▶ _YOUR INSTRUCTIONS_: Skip the pictures, please, and write out exactly the lines from the opening of the data through the line containing "from matplotlib import font_manager as fm".

·····

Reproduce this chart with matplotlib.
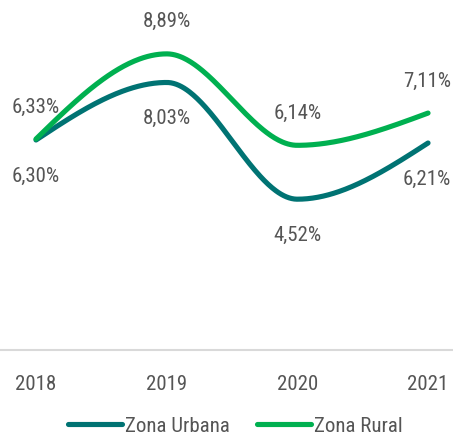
import numpy as np
import matplotlib
matplotlib.use("Agg")
import matplotlib.pyplot as plt
from matplotlib.lines import Line2D
from matplotlib import font_manager as fm

years = [2018, 2019, 2020, 2021]
urbana = [6.30, 8.03, 4.52, 6.21]
rural = [6.33, 8.89, 6.14, 7.11]
series_names = ["Zona Urbana", "Zona Rural"]

C_URB = "#007373"
C_RUR = "#00B050"
TXT = "#555555"

names = {f.name for f in fm.fontManager.ttflist}
if "Roboto Condensed" in names:
    FAM = "Roboto Condensed"; fs = 15
else:
    FAM = "Roboto"; fs = 13.3
plt.rcParams['font.family'] = [FAM, 'DejaVu Sans']


def monotone_x(x, y, n=300):
    # d3.curveMonotoneX style Hermite interpolation
    x = np.asarray(x, float); y = np.asarray(y, float)
    h = np.diff(x); d = np.diff(y) / h
    m = np.zeros_like(y)
    for k in range(1, len(x) - 1):
        s0, s1 = d[k - 1], d[k]
        p = (s0 * h[k] + s1 * h[k - 1]) / (h[k - 1] + h[k])
        m[k] = (np.sign(s0) + np.sign(s1)) * min(abs(s0), abs(s1), 0.5 * abs(p))
    m[0] = (3 * d[0] - m[1]) / 2
    m[-1] = (3 * d[-1] - m[-2]) / 2
    xs = np.linspace(x[0], x[-1], n)
    idx = np.clip(np.searchsorted(x, xs) - 1, 0, len(x) - 2)
    t = (xs - x[idx]) / h[idx]
    h00 = 2 * t**3 - 3 * t**2 + 1; h10 = t**3 - 2 * t**2 + t
    h01 = -2 * t**3 + 3 * t**2; h11 = t**3 - t**2
    ys = h00 * y[idx] + h10 * h[idx] * m[idx] + h01 * y[idx + 1] + h11 * h[idx] * m[idx + 1]
    return xs, ys


fig = plt.figure(figsize=(4.53, 4.36), dpi=100)
ax = fig.add_axes([0, 86.5 / 436, 1, 349.5 / 436])
ax.set_xlim(2017.7245, 2021.191)
ax.set_ylim(0, 10.51)

for vals, col in [(urbana, C_URB), (rural, C_RUR)]:
    xs, ys = monotone_x(years, vals)
    ax.plot(xs, ys, color=col, lw=3.7, solid_capstyle='round', zorder=3)

def fmt(v):
    return f"{v:.2f}%".replace(".", ",")

px = 72 / 100
for i, yr in enumerate(years):
    ha = 'center'
    dx = 0
    if i == len(years) - 1:
        ha = 'right'
        dx = 23
    ax.annotate(fmt(rural[i]), (yr, rural[i]), xytext=(dx * px, 32 * px),
                textcoords='offset points', ha=ha, va='center', fontsize=fs, color=TXT)
    ax.annotate(fmt(urbana[i]), (yr, urbana[i]), xytext=(dx * px, -36 * px),
                textcoords='offset points', ha=ha, va='center', fontsize=fs, color=TXT)

for s in ['top', 'right', 'left']:
    ax.spines[s].set_visible(False)
ax.spines['bottom'].set_color('#d9d9d9')
ax.spines['bottom'].set_linewidth(1.5)
ax.set_yticks([])
ax.set_xticks(years)
ax.set_xticklabels([str(y) for y in years], fontsize=fs, color=TXT)
ax.tick_params(axis='x', length=0, pad=18)

handles = [Line2D([0], [0], color=C_URB, lw=3.7, solid_capstyle='round'),
           Line2D([0], [0], color=C_RUR, lw=3.7, solid_capstyle='round')]
leg = fig.legend(handles, series_names, loc='center', bbox_to_anchor=(0.519, 10 / 436),
                 ncol=2, frameon=False, fontsize=fs, handlelength=2.6, handletextpad=0.15,
                 columnspacing=1.3, labelcolor=TXT, borderpad=0, borderaxespad=0)

fig.savefig("out.png", dpi=100)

·····

▶ _SOLUTION FOR THIS PROBLEM_:
Reproduce this chart with matplotlib.
import numpy as np
import matplotlib
matplotlib.use("Agg")
import matplotlib.pyplot as plt
from matplotlib.lines import Line2D
from matplotlib import font_manager as fm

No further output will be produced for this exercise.